Burada üzerinde fazla durulmayan hususa değinmek isterim. Geçen yıllarda sivil toplum örgütlerinin, demokratik kitle örgütlerinin hazırladığı anayasa metinleri var. Bunlar genelde tabandan gelen kazanımlardır. Tabii ki kimsenin kendi projesini dayatma hakkı yok. Siz eğer insan haklarını temele alarak demokratik rejimi inşa eden ve çerçevesini hukuk devleti oluşturan bir metin sunabilirseniz o zaman bütün kesimleri kapsayabilirsiniz

» Bu Anayasa değişikliğiyle Anayasa’da bulunan bağımsız yargıya bir de ‘tarafsız’ ibaresi eklendi. Tarafız yargı partili cumhurbaşkanlığı açısından nereye tekabül ediyor; insan hakları açısından yargı tarafsız olabilir mi, ya da tarafsız olmalı mı?

Tarafsız yargı insan haklarına aykırı olsun diye değil de yargıç haktan yana olsun, gerçeği bulsun anlamında kullanılır. Buradaki birinci çelişki, Anayasa’ya tarafsızlığı koydunuz ama tarafsız olması gereken cumhurbaşkanını taraflı yaptınız. İkinci çelişki, yargı tarafsız dediniz ama onun üst örgütü HSK’yi belirleme yetkisini doğrudan veya dolaylı olarak taraflı cumhurbaşkanına verdiniz.
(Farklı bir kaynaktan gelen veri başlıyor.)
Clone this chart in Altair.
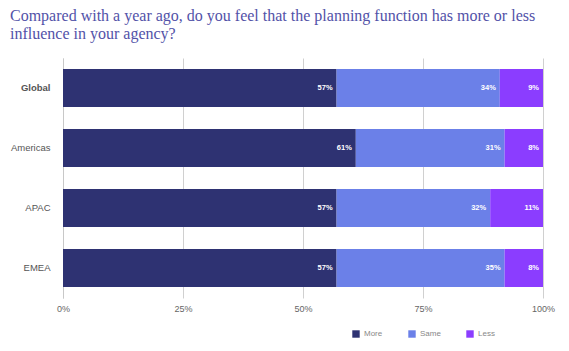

Üçüncü çelişki ise siz yargının tarafsız olmasını Anayasa hükmü haline getirdiniz, ama siz yargının bağımsızlığını zedelediniz. HSK’nin oluşum biçimi yargının bağımsız olup olmayacağına dair ciddi bir belirleyendir. Anayasa hukukunda şöyle bir tanım var bağımsızlık statüdür, tarafsızlık ise erdemdir. Yargıç bağımsız statüsüne konmamışsa erdemli de olsa tarafsız karar vermesi mümkün değildir.